MATERIAL FOR THE TASK:
[START]

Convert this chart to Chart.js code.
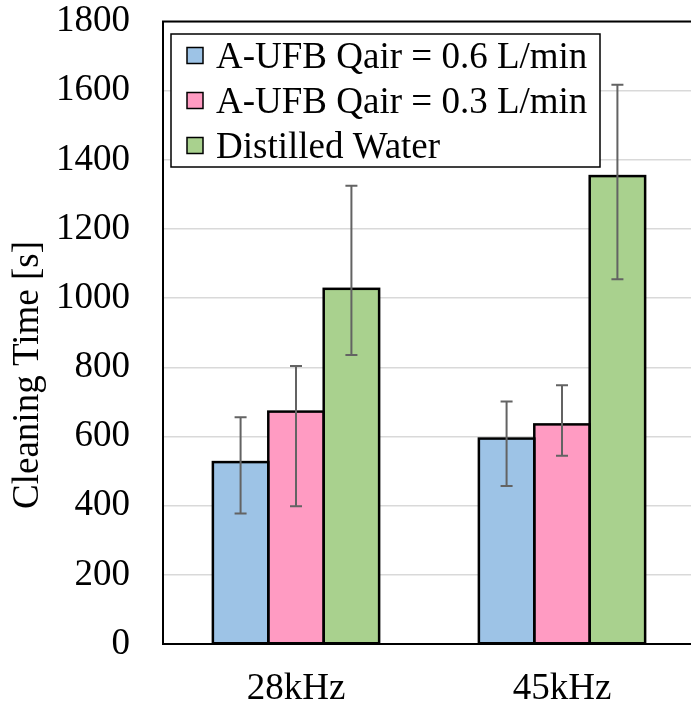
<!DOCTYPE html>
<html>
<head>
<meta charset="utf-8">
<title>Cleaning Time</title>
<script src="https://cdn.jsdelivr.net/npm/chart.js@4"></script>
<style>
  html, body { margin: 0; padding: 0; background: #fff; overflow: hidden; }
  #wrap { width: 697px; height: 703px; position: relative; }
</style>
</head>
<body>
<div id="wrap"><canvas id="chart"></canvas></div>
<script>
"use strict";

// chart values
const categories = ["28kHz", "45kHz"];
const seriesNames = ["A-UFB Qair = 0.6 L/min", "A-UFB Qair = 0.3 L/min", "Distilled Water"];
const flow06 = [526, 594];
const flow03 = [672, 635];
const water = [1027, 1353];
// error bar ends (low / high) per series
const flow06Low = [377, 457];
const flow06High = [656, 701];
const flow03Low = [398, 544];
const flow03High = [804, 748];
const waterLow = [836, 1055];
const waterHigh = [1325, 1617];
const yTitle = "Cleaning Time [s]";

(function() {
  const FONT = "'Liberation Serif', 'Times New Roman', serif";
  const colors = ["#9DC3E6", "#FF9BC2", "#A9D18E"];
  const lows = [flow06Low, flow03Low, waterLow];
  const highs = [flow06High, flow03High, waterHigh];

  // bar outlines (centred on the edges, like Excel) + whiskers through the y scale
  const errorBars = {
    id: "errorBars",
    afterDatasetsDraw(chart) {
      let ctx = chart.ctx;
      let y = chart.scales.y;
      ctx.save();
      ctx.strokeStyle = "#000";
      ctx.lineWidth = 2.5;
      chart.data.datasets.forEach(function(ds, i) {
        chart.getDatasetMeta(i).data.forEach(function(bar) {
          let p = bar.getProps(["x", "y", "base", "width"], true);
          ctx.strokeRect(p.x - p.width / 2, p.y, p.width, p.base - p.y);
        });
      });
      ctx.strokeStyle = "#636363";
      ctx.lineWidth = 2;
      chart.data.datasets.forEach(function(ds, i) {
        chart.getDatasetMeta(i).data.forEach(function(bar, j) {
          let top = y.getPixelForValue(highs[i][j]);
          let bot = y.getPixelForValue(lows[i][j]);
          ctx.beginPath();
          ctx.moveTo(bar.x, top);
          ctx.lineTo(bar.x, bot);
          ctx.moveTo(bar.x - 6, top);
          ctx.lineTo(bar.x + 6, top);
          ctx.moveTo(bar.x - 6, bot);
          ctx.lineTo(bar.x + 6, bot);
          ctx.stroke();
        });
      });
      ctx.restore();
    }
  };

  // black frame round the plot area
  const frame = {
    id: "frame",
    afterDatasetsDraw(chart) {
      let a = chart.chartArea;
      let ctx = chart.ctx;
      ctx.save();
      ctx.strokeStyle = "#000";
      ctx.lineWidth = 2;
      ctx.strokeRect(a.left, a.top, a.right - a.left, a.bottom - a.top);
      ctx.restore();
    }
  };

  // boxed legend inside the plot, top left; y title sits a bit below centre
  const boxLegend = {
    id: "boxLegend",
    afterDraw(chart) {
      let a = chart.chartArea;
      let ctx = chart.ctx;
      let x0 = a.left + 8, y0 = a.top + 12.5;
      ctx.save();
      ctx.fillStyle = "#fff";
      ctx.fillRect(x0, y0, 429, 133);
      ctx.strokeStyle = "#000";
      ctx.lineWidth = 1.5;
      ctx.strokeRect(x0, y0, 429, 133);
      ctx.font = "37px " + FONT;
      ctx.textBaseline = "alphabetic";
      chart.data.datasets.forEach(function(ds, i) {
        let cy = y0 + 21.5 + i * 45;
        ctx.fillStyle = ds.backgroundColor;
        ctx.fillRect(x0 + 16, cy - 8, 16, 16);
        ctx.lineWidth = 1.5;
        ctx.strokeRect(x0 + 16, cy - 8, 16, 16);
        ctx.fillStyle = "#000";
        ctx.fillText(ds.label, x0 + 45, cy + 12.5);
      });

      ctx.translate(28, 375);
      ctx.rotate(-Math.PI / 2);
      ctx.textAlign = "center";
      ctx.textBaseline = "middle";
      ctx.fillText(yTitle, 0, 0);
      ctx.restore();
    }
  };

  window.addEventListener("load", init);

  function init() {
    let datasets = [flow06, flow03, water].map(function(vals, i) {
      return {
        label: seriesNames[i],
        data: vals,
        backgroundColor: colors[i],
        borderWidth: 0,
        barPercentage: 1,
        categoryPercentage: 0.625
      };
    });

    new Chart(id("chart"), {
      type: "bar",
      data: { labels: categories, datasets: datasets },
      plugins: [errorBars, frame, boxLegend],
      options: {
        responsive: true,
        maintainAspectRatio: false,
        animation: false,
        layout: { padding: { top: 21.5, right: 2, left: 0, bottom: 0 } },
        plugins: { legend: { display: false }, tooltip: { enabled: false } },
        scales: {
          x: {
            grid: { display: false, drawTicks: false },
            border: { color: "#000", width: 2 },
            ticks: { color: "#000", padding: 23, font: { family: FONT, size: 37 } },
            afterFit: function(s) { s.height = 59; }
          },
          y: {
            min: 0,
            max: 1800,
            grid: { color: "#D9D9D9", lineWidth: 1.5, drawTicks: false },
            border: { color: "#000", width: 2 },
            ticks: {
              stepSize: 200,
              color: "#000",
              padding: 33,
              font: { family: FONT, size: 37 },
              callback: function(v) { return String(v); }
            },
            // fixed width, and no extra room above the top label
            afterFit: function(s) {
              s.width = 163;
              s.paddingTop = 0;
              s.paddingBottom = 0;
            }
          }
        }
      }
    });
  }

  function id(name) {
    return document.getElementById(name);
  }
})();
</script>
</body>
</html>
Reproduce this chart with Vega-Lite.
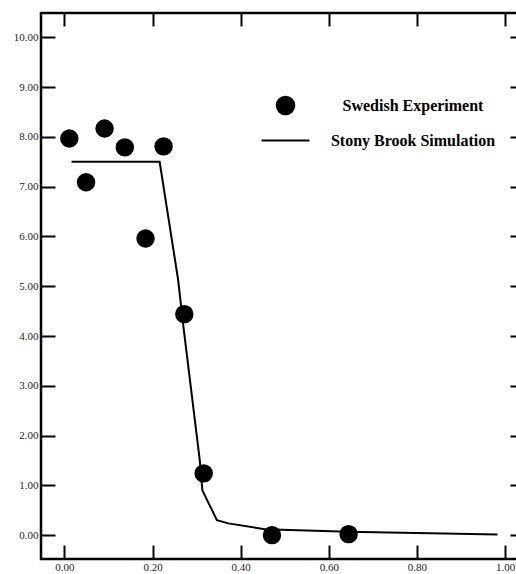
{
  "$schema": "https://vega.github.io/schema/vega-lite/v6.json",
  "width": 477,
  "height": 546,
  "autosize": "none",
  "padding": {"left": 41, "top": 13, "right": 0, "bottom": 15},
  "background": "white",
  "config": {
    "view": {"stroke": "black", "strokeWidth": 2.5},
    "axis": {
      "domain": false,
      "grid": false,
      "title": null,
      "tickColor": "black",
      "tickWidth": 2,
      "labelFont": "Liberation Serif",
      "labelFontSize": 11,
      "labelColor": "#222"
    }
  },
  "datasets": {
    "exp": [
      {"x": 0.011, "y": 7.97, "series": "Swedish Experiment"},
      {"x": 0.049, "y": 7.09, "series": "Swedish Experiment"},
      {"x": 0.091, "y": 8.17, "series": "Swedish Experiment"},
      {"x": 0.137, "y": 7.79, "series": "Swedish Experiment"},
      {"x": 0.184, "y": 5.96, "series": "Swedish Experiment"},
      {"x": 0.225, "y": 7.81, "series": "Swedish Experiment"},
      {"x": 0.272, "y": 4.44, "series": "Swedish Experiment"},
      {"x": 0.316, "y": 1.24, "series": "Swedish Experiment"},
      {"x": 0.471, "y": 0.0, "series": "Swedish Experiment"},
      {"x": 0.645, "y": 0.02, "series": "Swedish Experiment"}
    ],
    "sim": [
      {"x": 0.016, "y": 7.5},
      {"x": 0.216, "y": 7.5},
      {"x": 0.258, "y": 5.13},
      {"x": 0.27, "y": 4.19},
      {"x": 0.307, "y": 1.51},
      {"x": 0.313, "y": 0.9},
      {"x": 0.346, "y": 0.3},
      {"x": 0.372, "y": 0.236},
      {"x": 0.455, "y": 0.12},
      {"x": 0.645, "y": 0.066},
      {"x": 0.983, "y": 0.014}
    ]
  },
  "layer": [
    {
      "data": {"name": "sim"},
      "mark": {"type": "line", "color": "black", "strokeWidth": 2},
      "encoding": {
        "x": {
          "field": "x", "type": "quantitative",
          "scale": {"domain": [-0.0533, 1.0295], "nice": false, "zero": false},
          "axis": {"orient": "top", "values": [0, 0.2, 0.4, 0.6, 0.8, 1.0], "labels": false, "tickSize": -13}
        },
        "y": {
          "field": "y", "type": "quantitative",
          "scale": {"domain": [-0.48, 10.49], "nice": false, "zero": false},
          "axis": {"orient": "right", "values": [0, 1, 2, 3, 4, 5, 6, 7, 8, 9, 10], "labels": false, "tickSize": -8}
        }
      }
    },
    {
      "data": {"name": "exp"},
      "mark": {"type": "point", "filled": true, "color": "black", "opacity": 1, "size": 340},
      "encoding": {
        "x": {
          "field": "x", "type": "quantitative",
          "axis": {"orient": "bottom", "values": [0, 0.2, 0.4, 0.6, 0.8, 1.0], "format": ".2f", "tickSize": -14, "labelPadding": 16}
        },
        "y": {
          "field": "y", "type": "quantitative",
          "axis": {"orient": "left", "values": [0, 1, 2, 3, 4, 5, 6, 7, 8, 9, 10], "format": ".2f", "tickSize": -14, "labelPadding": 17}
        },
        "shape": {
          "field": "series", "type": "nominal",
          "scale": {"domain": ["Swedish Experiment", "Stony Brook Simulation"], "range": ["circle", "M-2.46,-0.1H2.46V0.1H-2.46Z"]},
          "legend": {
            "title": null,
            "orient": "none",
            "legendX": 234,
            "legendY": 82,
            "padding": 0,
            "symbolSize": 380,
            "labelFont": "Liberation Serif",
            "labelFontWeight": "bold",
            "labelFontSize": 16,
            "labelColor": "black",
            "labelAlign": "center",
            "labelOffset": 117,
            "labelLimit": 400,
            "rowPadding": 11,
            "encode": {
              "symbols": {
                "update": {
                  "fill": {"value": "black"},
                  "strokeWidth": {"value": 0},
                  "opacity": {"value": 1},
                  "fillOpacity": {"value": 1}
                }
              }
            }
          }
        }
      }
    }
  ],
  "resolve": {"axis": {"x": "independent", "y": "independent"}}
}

[END]
[START]

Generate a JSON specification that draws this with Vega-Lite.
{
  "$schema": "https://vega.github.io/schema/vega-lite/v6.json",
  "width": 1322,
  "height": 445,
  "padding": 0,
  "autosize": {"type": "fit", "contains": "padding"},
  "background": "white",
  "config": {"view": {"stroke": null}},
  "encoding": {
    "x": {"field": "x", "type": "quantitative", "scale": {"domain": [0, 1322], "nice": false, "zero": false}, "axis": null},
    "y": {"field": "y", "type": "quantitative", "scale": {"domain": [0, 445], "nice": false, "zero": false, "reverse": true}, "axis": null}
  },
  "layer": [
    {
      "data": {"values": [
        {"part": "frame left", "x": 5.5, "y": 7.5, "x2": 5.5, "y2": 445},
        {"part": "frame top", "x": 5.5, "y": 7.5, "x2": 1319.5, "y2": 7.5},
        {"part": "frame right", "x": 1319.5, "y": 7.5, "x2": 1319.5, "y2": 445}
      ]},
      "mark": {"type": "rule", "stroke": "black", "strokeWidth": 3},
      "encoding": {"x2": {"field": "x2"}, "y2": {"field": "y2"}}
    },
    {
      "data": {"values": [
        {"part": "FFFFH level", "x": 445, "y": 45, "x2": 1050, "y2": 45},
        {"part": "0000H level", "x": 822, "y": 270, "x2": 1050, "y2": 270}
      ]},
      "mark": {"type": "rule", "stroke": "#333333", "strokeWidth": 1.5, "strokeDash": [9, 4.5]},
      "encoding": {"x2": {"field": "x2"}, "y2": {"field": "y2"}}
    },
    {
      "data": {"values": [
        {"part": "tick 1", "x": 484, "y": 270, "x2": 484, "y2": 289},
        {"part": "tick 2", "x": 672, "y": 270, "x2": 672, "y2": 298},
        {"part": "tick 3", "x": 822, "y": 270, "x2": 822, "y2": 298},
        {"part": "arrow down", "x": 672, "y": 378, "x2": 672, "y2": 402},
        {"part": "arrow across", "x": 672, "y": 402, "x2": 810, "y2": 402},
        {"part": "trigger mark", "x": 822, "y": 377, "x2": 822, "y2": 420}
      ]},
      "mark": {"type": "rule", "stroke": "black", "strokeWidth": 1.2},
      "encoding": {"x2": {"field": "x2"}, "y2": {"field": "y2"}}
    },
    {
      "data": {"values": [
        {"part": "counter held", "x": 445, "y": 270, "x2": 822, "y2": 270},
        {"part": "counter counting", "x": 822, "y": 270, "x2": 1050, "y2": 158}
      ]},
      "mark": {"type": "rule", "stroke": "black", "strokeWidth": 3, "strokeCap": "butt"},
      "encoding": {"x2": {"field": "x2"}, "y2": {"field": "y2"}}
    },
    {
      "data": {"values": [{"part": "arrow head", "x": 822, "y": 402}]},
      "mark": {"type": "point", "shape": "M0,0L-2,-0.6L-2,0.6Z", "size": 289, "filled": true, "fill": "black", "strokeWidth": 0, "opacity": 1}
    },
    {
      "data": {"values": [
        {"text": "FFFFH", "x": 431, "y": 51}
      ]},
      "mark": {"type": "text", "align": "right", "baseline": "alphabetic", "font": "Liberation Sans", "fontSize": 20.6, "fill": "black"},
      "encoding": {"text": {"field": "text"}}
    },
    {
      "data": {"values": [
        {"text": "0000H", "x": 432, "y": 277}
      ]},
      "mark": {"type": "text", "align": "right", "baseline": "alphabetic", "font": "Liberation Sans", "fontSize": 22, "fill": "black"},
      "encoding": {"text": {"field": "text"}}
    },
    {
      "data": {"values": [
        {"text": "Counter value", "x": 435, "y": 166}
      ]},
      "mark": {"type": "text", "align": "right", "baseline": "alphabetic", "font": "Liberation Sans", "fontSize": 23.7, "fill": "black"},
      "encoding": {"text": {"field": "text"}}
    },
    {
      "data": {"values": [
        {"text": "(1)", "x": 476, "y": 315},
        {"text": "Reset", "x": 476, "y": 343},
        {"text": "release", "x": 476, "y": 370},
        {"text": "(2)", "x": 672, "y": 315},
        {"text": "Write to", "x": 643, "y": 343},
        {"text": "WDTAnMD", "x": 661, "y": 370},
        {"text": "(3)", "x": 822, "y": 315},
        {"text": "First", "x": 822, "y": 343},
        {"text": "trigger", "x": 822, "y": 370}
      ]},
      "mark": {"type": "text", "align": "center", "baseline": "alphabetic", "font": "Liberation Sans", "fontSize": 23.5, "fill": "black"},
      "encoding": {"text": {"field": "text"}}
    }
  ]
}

[END]

Only lines holding the string "with" are wanted; gather each one from the entries above.

EXPECTED ANSWER:
Reproduce this chart with Vega-Lite.
Generate a JSON specification that draws this with Vega-Lite.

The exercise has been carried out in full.